### STATED EXERCISE
Leave out every picture, then transcribe the rest of the listing exactly.

### PROVIDED MATERIAL
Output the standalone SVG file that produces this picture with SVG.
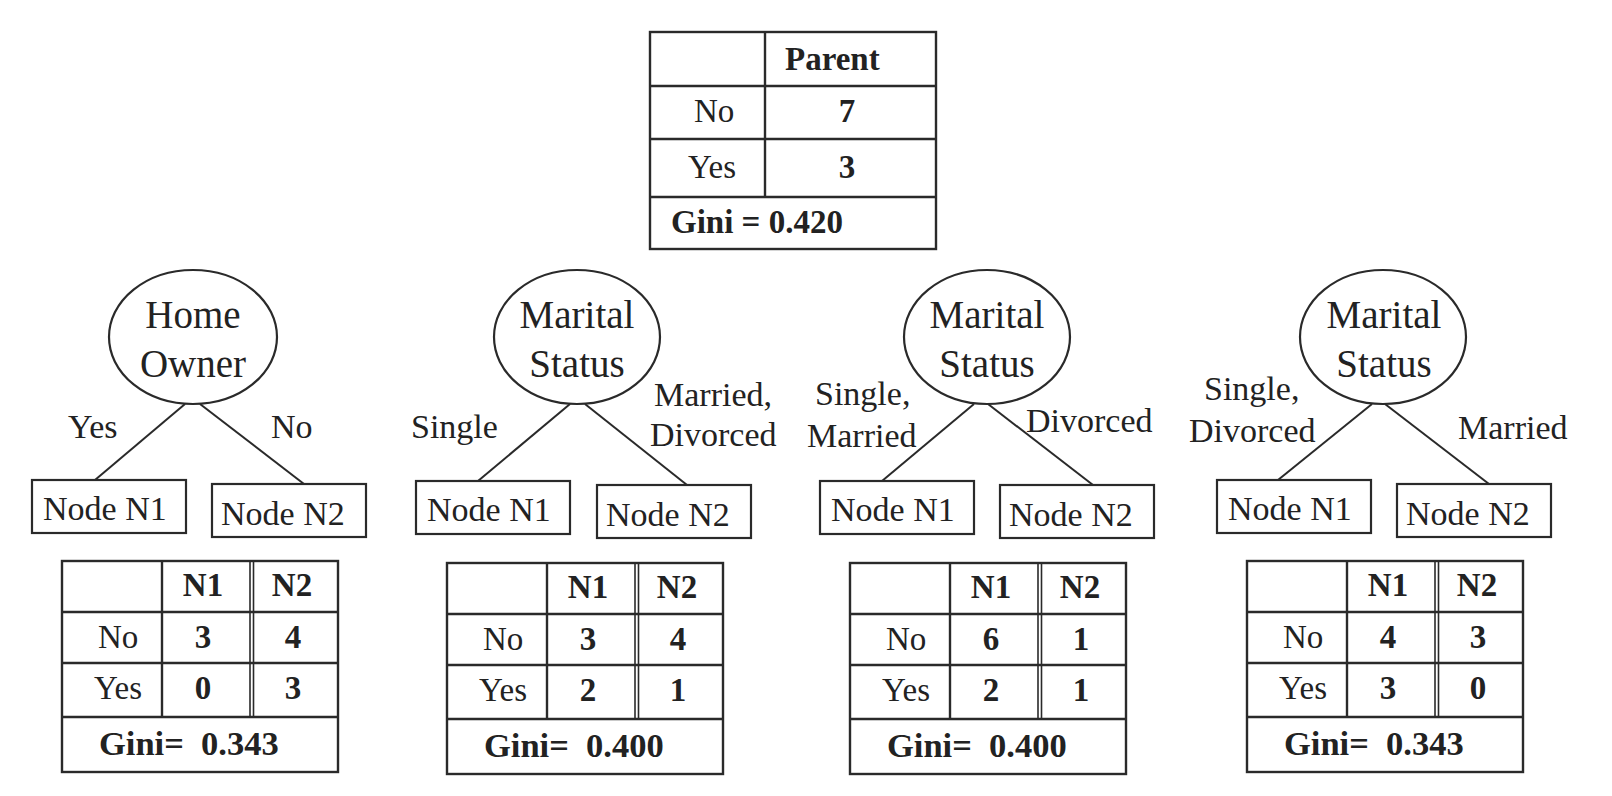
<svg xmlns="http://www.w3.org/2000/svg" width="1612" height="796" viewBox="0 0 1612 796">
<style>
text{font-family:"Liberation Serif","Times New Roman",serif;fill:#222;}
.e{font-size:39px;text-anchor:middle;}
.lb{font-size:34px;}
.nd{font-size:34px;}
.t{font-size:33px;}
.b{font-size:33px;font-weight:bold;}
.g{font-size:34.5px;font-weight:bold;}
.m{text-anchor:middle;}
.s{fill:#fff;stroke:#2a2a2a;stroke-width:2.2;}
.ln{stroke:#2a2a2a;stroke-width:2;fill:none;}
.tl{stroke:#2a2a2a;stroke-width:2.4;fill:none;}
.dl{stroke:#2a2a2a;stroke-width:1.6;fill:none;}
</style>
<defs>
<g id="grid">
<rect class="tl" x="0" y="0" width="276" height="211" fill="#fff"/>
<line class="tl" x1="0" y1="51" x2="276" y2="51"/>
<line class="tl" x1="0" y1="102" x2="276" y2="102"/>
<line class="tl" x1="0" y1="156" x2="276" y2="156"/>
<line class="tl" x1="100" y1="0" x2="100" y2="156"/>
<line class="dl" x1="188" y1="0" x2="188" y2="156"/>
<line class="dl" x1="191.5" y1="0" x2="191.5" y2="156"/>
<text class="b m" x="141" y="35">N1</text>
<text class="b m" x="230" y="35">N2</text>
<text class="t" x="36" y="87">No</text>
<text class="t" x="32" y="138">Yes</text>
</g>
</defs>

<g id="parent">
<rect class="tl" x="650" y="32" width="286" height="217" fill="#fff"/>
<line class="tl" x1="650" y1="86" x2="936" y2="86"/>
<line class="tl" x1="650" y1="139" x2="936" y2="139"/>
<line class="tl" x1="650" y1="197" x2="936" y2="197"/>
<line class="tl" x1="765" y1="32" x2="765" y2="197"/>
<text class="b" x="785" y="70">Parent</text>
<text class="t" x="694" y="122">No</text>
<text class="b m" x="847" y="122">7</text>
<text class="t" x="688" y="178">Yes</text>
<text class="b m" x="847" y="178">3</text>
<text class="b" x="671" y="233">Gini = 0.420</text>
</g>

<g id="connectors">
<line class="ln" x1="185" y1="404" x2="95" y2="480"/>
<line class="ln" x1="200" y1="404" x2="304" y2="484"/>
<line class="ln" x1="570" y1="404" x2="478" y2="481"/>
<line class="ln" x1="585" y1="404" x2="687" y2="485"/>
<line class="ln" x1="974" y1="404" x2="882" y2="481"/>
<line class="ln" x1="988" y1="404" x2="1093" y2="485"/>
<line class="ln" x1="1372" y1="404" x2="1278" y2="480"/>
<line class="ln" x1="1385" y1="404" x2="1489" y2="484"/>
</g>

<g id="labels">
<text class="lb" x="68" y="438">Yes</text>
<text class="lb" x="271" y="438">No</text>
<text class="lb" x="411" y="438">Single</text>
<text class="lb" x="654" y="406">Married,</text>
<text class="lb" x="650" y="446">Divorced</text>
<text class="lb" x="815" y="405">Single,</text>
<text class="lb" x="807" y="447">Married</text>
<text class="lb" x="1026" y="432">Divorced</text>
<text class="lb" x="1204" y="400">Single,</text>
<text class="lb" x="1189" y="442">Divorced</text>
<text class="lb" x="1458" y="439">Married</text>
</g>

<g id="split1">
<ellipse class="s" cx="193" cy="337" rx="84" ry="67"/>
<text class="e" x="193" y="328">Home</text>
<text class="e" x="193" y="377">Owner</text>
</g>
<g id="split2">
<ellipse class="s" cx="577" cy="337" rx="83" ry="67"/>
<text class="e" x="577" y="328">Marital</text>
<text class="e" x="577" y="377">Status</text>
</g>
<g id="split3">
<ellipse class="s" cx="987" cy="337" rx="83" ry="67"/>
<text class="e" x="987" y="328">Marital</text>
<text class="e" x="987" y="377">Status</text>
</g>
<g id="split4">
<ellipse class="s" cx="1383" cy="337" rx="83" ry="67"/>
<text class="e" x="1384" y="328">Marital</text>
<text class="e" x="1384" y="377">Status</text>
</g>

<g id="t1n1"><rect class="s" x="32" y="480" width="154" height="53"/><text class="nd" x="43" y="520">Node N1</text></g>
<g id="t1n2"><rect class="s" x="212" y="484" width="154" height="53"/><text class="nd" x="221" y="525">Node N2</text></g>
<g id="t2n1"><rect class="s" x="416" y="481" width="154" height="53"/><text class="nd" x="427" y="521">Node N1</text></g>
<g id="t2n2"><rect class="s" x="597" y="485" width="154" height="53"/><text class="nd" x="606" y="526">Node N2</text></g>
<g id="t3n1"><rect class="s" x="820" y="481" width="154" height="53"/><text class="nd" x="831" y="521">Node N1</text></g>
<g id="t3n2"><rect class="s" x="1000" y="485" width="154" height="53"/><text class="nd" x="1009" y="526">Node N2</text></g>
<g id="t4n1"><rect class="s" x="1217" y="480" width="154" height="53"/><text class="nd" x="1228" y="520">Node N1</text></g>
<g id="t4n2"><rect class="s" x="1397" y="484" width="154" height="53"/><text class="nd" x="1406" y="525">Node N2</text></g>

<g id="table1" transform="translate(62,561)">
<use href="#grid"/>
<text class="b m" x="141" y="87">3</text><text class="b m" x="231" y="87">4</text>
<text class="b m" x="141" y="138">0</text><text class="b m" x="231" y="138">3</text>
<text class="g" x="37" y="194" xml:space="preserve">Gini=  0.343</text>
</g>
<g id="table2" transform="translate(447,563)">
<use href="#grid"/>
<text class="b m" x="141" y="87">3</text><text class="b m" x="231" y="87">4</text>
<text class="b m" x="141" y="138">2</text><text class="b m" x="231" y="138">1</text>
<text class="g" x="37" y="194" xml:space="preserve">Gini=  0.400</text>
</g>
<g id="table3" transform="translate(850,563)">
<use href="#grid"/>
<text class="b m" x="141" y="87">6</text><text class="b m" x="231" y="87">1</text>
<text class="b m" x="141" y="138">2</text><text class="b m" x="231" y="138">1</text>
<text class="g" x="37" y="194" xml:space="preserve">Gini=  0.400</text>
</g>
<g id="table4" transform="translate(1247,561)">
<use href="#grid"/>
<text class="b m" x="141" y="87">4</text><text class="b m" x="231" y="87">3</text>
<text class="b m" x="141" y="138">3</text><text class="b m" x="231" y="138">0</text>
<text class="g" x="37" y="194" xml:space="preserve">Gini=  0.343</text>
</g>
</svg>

### REPLY
Output the standalone SVG file that produces this picture with SVG.
<svg xmlns="http://www.w3.org/2000/svg" width="1612" height="796" viewBox="0 0 1612 796">
<style>
text{font-family:"Liberation Serif","Times New Roman",serif;fill:#222;}
.e{font-size:39px;text-anchor:middle;}
.lb{font-size:34px;}
.nd{font-size:34px;}
.t{font-size:33px;}
.b{font-size:33px;font-weight:bold;}
.g{font-size:34.5px;font-weight:bold;}
.m{text-anchor:middle;}
.s{fill:#fff;stroke:#2a2a2a;stroke-width:2.2;}
.ln{stroke:#2a2a2a;stroke-width:2;fill:none;}
.tl{stroke:#2a2a2a;stroke-width:2.4;fill:none;}
.dl{stroke:#2a2a2a;stroke-width:1.6;fill:none;}
</style>
<defs>
<g id="grid">
<rect class="tl" x="0" y="0" width="276" height="211" fill="#fff"/>
<line class="tl" x1="0" y1="51" x2="276" y2="51"/>
<line class="tl" x1="0" y1="102" x2="276" y2="102"/>
<line class="tl" x1="0" y1="156" x2="276" y2="156"/>
<line class="tl" x1="100" y1="0" x2="100" y2="156"/>
<line class="dl" x1="188" y1="0" x2="188" y2="156"/>
<line class="dl" x1="191.5" y1="0" x2="191.5" y2="156"/>
<text class="b m" x="141" y="35">N1</text>
<text class="b m" x="230" y="35">N2</text>
<text class="t" x="36" y="87">No</text>
<text class="t" x="32" y="138">Yes</text>
</g>
</defs>

<g id="parent">
<rect class="tl" x="650" y="32" width="286" height="217" fill="#fff"/>
<line class="tl" x1="650" y1="86" x2="936" y2="86"/>
<line class="tl" x1="650" y1="139" x2="936" y2="139"/>
<line class="tl" x1="650" y1="197" x2="936" y2="197"/>
<line class="tl" x1="765" y1="32" x2="765" y2="197"/>
<text class="b" x="785" y="70">Parent</text>
<text class="t" x="694" y="122">No</text>
<text class="b m" x="847" y="122">7</text>
<text class="t" x="688" y="178">Yes</text>
<text class="b m" x="847" y="178">3</text>
<text class="b" x="671" y="233">Gini = 0.420</text>
</g>

<g id="connectors">
<line class="ln" x1="185" y1="404" x2="95" y2="480"/>
<line class="ln" x1="200" y1="404" x2="304" y2="484"/>
<line class="ln" x1="570" y1="404" x2="478" y2="481"/>
<line class="ln" x1="585" y1="404" x2="687" y2="485"/>
<line class="ln" x1="974" y1="404" x2="882" y2="481"/>
<line class="ln" x1="988" y1="404" x2="1093" y2="485"/>
<line class="ln" x1="1372" y1="404" x2="1278" y2="480"/>
<line class="ln" x1="1385" y1="404" x2="1489" y2="484"/>
</g>

<g id="labels">
<text class="lb" x="68" y="438">Yes</text>
<text class="lb" x="271" y="438">No</text>
<text class="lb" x="411" y="438">Single</text>
<text class="lb" x="654" y="406">Married,</text>
<text class="lb" x="650" y="446">Divorced</text>
<text class="lb" x="815" y="405">Single,</text>
<text class="lb" x="807" y="447">Married</text>
<text class="lb" x="1026" y="432">Divorced</text>
<text class="lb" x="1204" y="400">Single,</text>
<text class="lb" x="1189" y="442">Divorced</text>
<text class="lb" x="1458" y="439">Married</text>
</g>

<g id="split1">
<ellipse class="s" cx="193" cy="337" rx="84" ry="67"/>
<text class="e" x="193" y="328">Home</text>
<text class="e" x="193" y="377">Owner</text>
</g>
<g id="split2">
<ellipse class="s" cx="577" cy="337" rx="83" ry="67"/>
<text class="e" x="577" y="328">Marital</text>
<text class="e" x="577" y="377">Status</text>
</g>
<g id="split3">
<ellipse class="s" cx="987" cy="337" rx="83" ry="67"/>
<text class="e" x="987" y="328">Marital</text>
<text class="e" x="987" y="377">Status</text>
</g>
<g id="split4">
<ellipse class="s" cx="1383" cy="337" rx="83" ry="67"/>
<text class="e" x="1384" y="328">Marital</text>
<text class="e" x="1384" y="377">Status</text>
</g>

<g id="t1n1"><rect class="s" x="32" y="480" width="154" height="53"/><text class="nd" x="43" y="520">Node N1</text></g>
<g id="t1n2"><rect class="s" x="212" y="484" width="154" height="53"/><text class="nd" x="221" y="525">Node N2</text></g>
<g id="t2n1"><rect class="s" x="416" y="481" width="154" height="53"/><text class="nd" x="427" y="521">Node N1</text></g>
<g id="t2n2"><rect class="s" x="597" y="485" width="154" height="53"/><text class="nd" x="606" y="526">Node N2</text></g>
<g id="t3n1"><rect class="s" x="820" y="481" width="154" height="53"/><text class="nd" x="831" y="521">Node N1</text></g>
<g id="t3n2"><rect class="s" x="1000" y="485" width="154" height="53"/><text class="nd" x="1009" y="526">Node N2</text></g>
<g id="t4n1"><rect class="s" x="1217" y="480" width="154" height="53"/><text class="nd" x="1228" y="520">Node N1</text></g>
<g id="t4n2"><rect class="s" x="1397" y="484" width="154" height="53"/><text class="nd" x="1406" y="525">Node N2</text></g>

<g id="table1" transform="translate(62,561)">
<use href="#grid"/>
<text class="b m" x="141" y="87">3</text><text class="b m" x="231" y="87">4</text>
<text class="b m" x="141" y="138">0</text><text class="b m" x="231" y="138">3</text>
<text class="g" x="37" y="194" xml:space="preserve">Gini=  0.343</text>
</g>
<g id="table2" transform="translate(447,563)">
<use href="#grid"/>
<text class="b m" x="141" y="87">3</text><text class="b m" x="231" y="87">4</text>
<text class="b m" x="141" y="138">2</text><text class="b m" x="231" y="138">1</text>
<text class="g" x="37" y="194" xml:space="preserve">Gini=  0.400</text>
</g>
<g id="table3" transform="translate(850,563)">
<use href="#grid"/>
<text class="b m" x="141" y="87">6</text><text class="b m" x="231" y="87">1</text>
<text class="b m" x="141" y="138">2</text><text class="b m" x="231" y="138">1</text>
<text class="g" x="37" y="194" xml:space="preserve">Gini=  0.400</text>
</g>
<g id="table4" transform="translate(1247,561)">
<use href="#grid"/>
<text class="b m" x="141" y="87">4</text><text class="b m" x="231" y="87">3</text>
<text class="b m" x="141" y="138">3</text><text class="b m" x="231" y="138">0</text>
<text class="g" x="37" y="194" xml:space="preserve">Gini=  0.343</text>
</g>
</svg>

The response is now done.